___ Entries shown ___

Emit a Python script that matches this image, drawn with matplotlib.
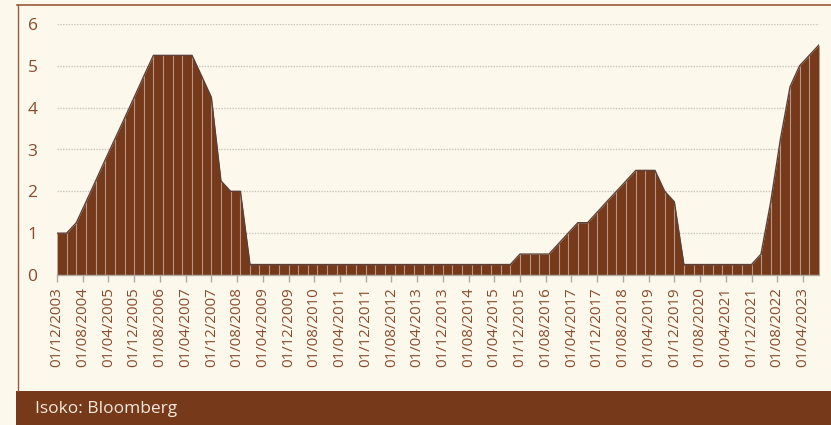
import numpy as np
import pandas as pd
import matplotlib
matplotlib.use("Agg")
import matplotlib.pyplot as plt
import matplotlib.dates as mdates
from matplotlib.patches import Rectangle
from matplotlib.lines import Line2D

# quarterly fed funds target (upper bound), Dec 2003 .. Sep 2023
dates = pd.date_range("2003-12-01", "2023-09-01", freq="3MS")
rate = [1.00, 1.00, 1.25, 1.75, 2.25, 2.75, 3.25, 3.75, 4.25, 4.75,
        5.25, 5.25, 5.25, 5.25, 5.25, 4.75, 4.25, 2.25, 2.00, 2.00,
        0.25, 0.25, 0.25, 0.25, 0.25, 0.25, 0.25, 0.25, 0.25, 0.25,
        0.25, 0.25, 0.25, 0.25, 0.25, 0.25, 0.25, 0.25, 0.25, 0.25,
        0.25, 0.25, 0.25, 0.25, 0.25, 0.25, 0.25, 0.25, 0.50, 0.50,
        0.50, 0.50, 0.75, 1.00, 1.25, 1.25, 1.50, 1.75, 2.00, 2.25,
        2.50, 2.50, 2.50, 2.00, 1.75, 0.25, 0.25, 0.25, 0.25, 0.25,
        0.25, 0.25, 0.25, 0.50, 1.75, 3.25, 4.50, 5.00, 5.25, 5.50]
tick_dates = pd.date_range("2003-12-01", "2023-04-01", freq="8MS")
source = "Isoko: Bloomberg"

bg = "#fcf9ec"
brown = "#763a1b"
label_col = "#8a4a2a"

plt.rcParams["font.family"] = ["Open Sans", "DejaVu Sans"]

fig = plt.figure(figsize=(8.31, 4.25), dpi=100, facecolor=bg)
ax = fig.add_axes([57 / 831, 150 / 425, 762 / 831, 251 / 425])
ax.set_facecolor(bg)

ax.fill_between(dates, rate, 0, color=brown, lw=0, zorder=2)
ax.vlines(dates, 0, rate, color="#c9ada0", lw=0.8, alpha=0.8, zorder=3)
ax.plot(dates, rate, color="#5a4038", lw=1.0, zorder=4)

ax.set_xlim(dates[0], dates[-1])
ax.set_ylim(0, 6)
ax.set_yticks(range(0, 7))
ax.yaxis.grid(True, ls=(0, (1, 1)), color="#c8c4bc", lw=1.0, zorder=1)
ax.set_axisbelow(True)

ax.set_xticks(tick_dates)
ax.set_xticklabels([d.strftime("%d/%m/%Y") for d in tick_dates], rotation=90)
ax.tick_params(axis="x", colors="#b0aaa4", length=5, width=1, pad=4,
               labelcolor=label_col, labelsize=10.8)
ax.tick_params(axis="y", length=0, pad=14, labelcolor=label_col, labelsize=12.5)

for s in ["top", "right", "left"]:
    ax.spines[s].set_visible(False)
ax.spines["bottom"].set_color("#b0aaa4")
ax.spines["bottom"].set_linewidth(1.0)
ax.spines["bottom"].set_zorder(5)

# frame lines and source band
fig.add_artist(Line2D([17.5 / 831, 17.5 / 831], [34 / 425, 420.5 / 425],
                      color="#9a5a3a", lw=1.0))
fig.add_artist(Line2D([17 / 831, 1.0], [420.5 / 425, 420.5 / 425],
                      color="#9a5a3a", lw=1.2))
fig.add_artist(Rectangle((16 / 831, 0), 1, 34 / 425, color=brown, lw=0))
fig.text(35 / 831, 16 / 425, source, color="#f3e9dc", fontsize=12.5,
         va="center", ha="left")

fig.savefig("out.png", dpi=100, facecolor=bg)
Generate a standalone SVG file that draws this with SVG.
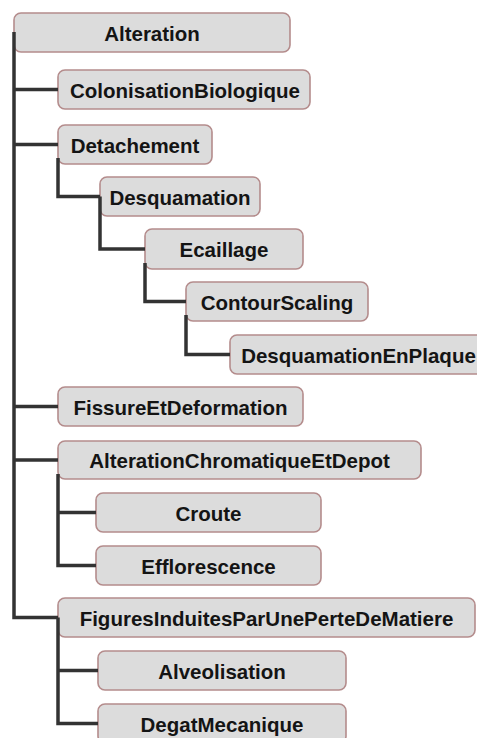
<svg xmlns="http://www.w3.org/2000/svg" width="477" height="738" viewBox="0 0 477 738">
<style>
.box{fill:#dcdcdc;stroke:#b48c8c;stroke-width:1.6}
.lbl{font-family:"Liberation Sans",Arial,sans-serif;font-weight:bold;font-size:20.5px;fill:#141414;text-anchor:middle}
.con{fill:none;stroke:#333;stroke-width:3.5;stroke-linejoin:miter}
</style>
<rect width="477" height="738" fill="#fff"/>
<g id="n-alteration"><rect class="box" x="14" y="13" width="276" height="39" rx="7"/><text class="lbl" x="152" y="41">Alteration</text></g>
<g id="n-colonisation"><rect class="box" x="58" y="70" width="252" height="39" rx="7"/><text class="lbl" x="185" y="98">ColonisationBiologique</text></g>
<g id="n-detachement"><rect class="box" x="58" y="125" width="154" height="39" rx="7"/><text class="lbl" x="135" y="153">Detachement</text></g>
<g id="n-desquamation"><rect class="box" x="100" y="177" width="160" height="39" rx="7"/><text class="lbl" x="180" y="205">Desquamation</text></g>
<g id="n-ecaillage"><rect class="box" x="145" y="229" width="158" height="40" rx="7"/><text class="lbl" x="224" y="257">Ecaillage</text></g>
<g id="n-contourscaling"><rect class="box" x="186" y="282" width="182" height="39" rx="7"/><text class="lbl" x="277" y="310">ContourScaling</text></g>
<g id="n-desquamationenplaque"><rect class="box" x="230" y="335" width="257" height="39" rx="7"/><text class="lbl" x="358.5" y="363">DesquamationEnPlaque</text></g>
<g id="n-fissure"><rect class="box" x="58" y="387" width="245" height="39" rx="7"/><text class="lbl" x="180.5" y="415">FissureEtDeformation</text></g>
<g id="n-chromatique"><rect class="box" x="58" y="441" width="363" height="38" rx="7"/><text class="lbl" x="239.5" y="468">AlterationChromatiqueEtDepot</text></g>
<g id="n-croute"><rect class="box" x="96" y="493" width="225" height="39" rx="7"/><text class="lbl" x="208.5" y="521">Croute</text></g>
<g id="n-efflorescence"><rect class="box" x="96" y="546" width="225" height="39" rx="7"/><text class="lbl" x="208.5" y="574">Efflorescence</text></g>
<g id="n-figures"><rect class="box" x="58" y="598" width="417" height="39" rx="7"/><text class="lbl" x="266.5" y="626">FiguresInduitesParUnePerteDeMatiere</text></g>
<g id="n-alveolisation"><rect class="box" x="98" y="651" width="248" height="39" rx="7"/><text class="lbl" x="222" y="679">Alveolisation</text></g>
<g id="n-degat"><rect class="box" x="98" y="704" width="248" height="39" rx="7"/><text class="lbl" x="222" y="732">DegatMecanique</text></g>
<g id="connectors">
<path class="con" d="M14 32 V617.5 H58"/>
<path class="con" d="M14 89.5 H58 M14 144.5 H58 M14 406.5 H58 M14 460 H58"/>
<path class="con" d="M58 158 V196.5 H100"/>
<path class="con" d="M100 196.5 V249 H145"/>
<path class="con" d="M145 263 V301.5 H186"/>
<path class="con" d="M186 315 V354.5 H230"/>
<path class="con" d="M58 474 V565.5 H96 M58 512.5 H96"/>
<path class="con" d="M58 617.5 V723.5 H98 M58 670.5 H98"/>
</g>
</svg>
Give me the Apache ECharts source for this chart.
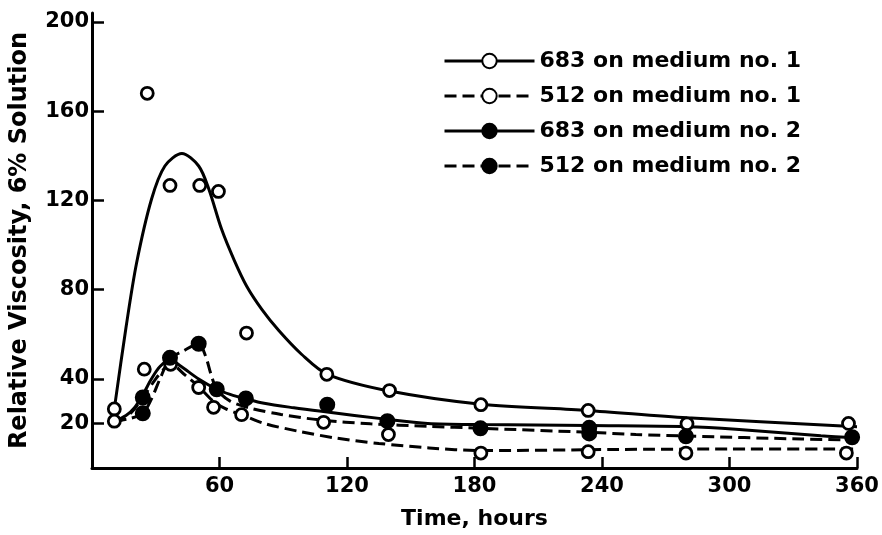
<!DOCTYPE html>
<html>
<head>
<meta charset="utf-8">
<script src="https://cdn.jsdelivr.net/npm/echarts@6/dist/echarts.min.js"></script>
<style>
html,body{margin:0;padding:0;background:#fff;}
#chart{width:882px;height:535px;}
</style>
</head>
<body>
<div id="chart"></div>
<script>
// ---- data ----
const xTicks = [60, 120, 180, 240, 300, 360];
const yTicks = [20, 40, 80, 120, 160, 200];
const seriesNames = ['683 on medium no. 1', '512 on medium no. 1', '683 on medium no. 2', '512 on medium no. 2'];

// measured points [hours, relative viscosity]
const pts683m1 = [[10.5,26.5],[26,168],[36.7,126.7],[50.7,126.7],[59.5,124],[72.7,60.5],[110.5,42],[140,34.7],[183,28.4],[233.5,25.8],[280,19.8],[356,20]];
const pts512m1 = [[10.5,21],[24.6,44.3],[37,46.5],[50.2,36.1],[57.2,27.2],[70.4,23.9],[109,20.5],[139.5,15],[183,6.7],[233.5,7.3],[279.5,6.7],[355,6.7]];
const pts683m2 = [[23.9,31.6],[36.7,49.4],[58.7,35.3],[72.4,31.2],[110.7,28.4],[139,21],[182.8,17.8],[234,18],[357.7,13.8]];
const pts512m2 = [[23.9,24.5],[50.2,55.7],[234,15.5],[279.5,14.2]];

// fitted curves
const curve683m1 = [[10.5,26.5],[16,63],[21,92],[28,120.5],[34.3,135.4],[42.3,141],[50.2,135.4],[55,125],[61,107],[67,93],[72.8,81.5],[80,71],[88,61.5],[98.6,51],[110.8,42],[140,34.5],[183,28.6],[233,25.8],[280,22.5],[360,18.5]];
const curve512m1 = [[10.5,21],[15,22],[20,26.5],[25,33],[30,40],[34,44.5],[37,46.5],[44,41.5],[50.2,36.5],[57,30],[63,26.5],[70.4,23.9],[81,20],[97,16.5],[115,13.4],[135,11],[158.6,9],[183,7.8],[247,8.3],[300,8.5],[360,8.5]];
const curve683m2 = [[10.5,21],[16,23.5],[20,27],[24,33],[28,40],[32,45.5],[36.7,48.5],[42,45.5],[50,40],[58.7,35.3],[65,33],[72.4,31],[81,29],[95,27],[108,25.4],[139,21.8],[158,20],[183,19.5],[234,19],[280,18.5],[303,17.4],[343,14.5],[360,13.6]];
const curve512m2 = [[10.5,21],[17,22],[23.9,24.5],[28,31],[32,40],[36.7,49],[43,52.5],[50.2,55.7],[53.5,50],[56,42],[58.7,35.3],[65,30],[75,26.7],[89,24],[107.6,21.5],[131,19.8],[158,18.7],[183,17.8],[234,16],[256,15],[280,14.3],[334,13],[360,12.6]];

const pointSets = [pts683m1, pts512m1, pts683m2, pts512m2];
const curveSets = [curve683m1, curve512m1, curve683m2, curve512m2];
const filled = [false, false, true, true];
const dashed = [false, true, false, true];

const FONT = 'DejaVu Sans';
function markStyle(isFilled) {
  return {
    color: isFilled ? '#000' : '#fff',
    borderColor: '#000',
    borderWidth: isFilled ? 2 : 2.8,
    opacity: 1
  };
}
const series = [];
for (let i = 0; i < 4; i++) {
  series.push({
    type: 'line',
    name: seriesNames[i],
    data: curveSets[i],
    smooth: 0.3,
    showSymbol: false,
    symbol: 'circle',
    symbolSize: 13,
    itemStyle: markStyle(filled[i]),
    lineStyle: { color: '#000', width: 3, type: dashed[i] ? [12, 6] : 'solid' },
    silent: true,
    z: 2
  });
}
for (let i = 0; i < 4; i++) {
  series.push({
    type: 'scatter',
    name: seriesNames[i],
    data: pointSets[i],
    symbol: 'circle',
    symbolSize: filled[i] ? 14 : 12,
    itemStyle: markStyle(filled[i]),
    silent: true,
    z: 3
  });
}

const chart = echarts.init(document.getElementById('chart'));
chart.setOption({
  animation: false,
  backgroundColor: '#fff',
  grid: { left: 90, right: 25, top: 13, bottom: 64 },
  legend: {
    orient: 'vertical',
    left: 438,
    top: 44,
    itemWidth: 90,
    itemHeight: 18,
    itemGap: 11,
    data: seriesNames,
    lineStyle: { width: 3 },
    textStyle: { fontFamily: FONT, fontSize: 22, fontWeight: 'bold', color: '#000', lineHeight: 24 },
    selectedMode: false
  },
  xAxis: {
    type: 'value',
    min: 0,
    max: 360,
    name: 'Time, hours',
    nameLocation: 'middle',
    nameGap: 40,
    nameTextStyle: { fontFamily: FONT, fontSize: 22, fontWeight: 'bold', color: '#000' },
    axisLine: { show: true, lineStyle: { color: '#000', width: 3 } },
    axisTick: { show: true, inside: true, length: 11, customValues: xTicks, lineStyle: { color: '#000', width: 2.5 } },
    axisLabel: { customValues: xTicks, fontFamily: FONT, fontSize: 21, fontWeight: 'bold', color: '#000', margin: 8 },
    splitLine: { show: false }
  },
  yAxis: {
    type: 'value',
    min: 0,
    max: 204,
    name: 'Relative Viscosity, 6% Solution',
    nameLocation: 'middle',
    nameRotate: 90,
    nameGap: 60,
    nameTextStyle: { fontFamily: FONT, fontSize: 24, fontWeight: 'bold', color: '#000' },
    axisLine: { show: true, lineStyle: { color: '#000', width: 3 } },
    axisTick: { show: true, inside: true, length: 12, customValues: yTicks, lineStyle: { color: '#000', width: 2.5 } },
    axisLabel: { customValues: yTicks, fontFamily: FONT, fontSize: 21, fontWeight: 'bold', color: '#000', margin: 3 },
    splitLine: { show: false }
  },
  series: series
});
</script>
</body>
</html>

___

What you are asked to do – Look through the entries above and report the number of lines that contain "this". Write only the number.

Exercise answer – 3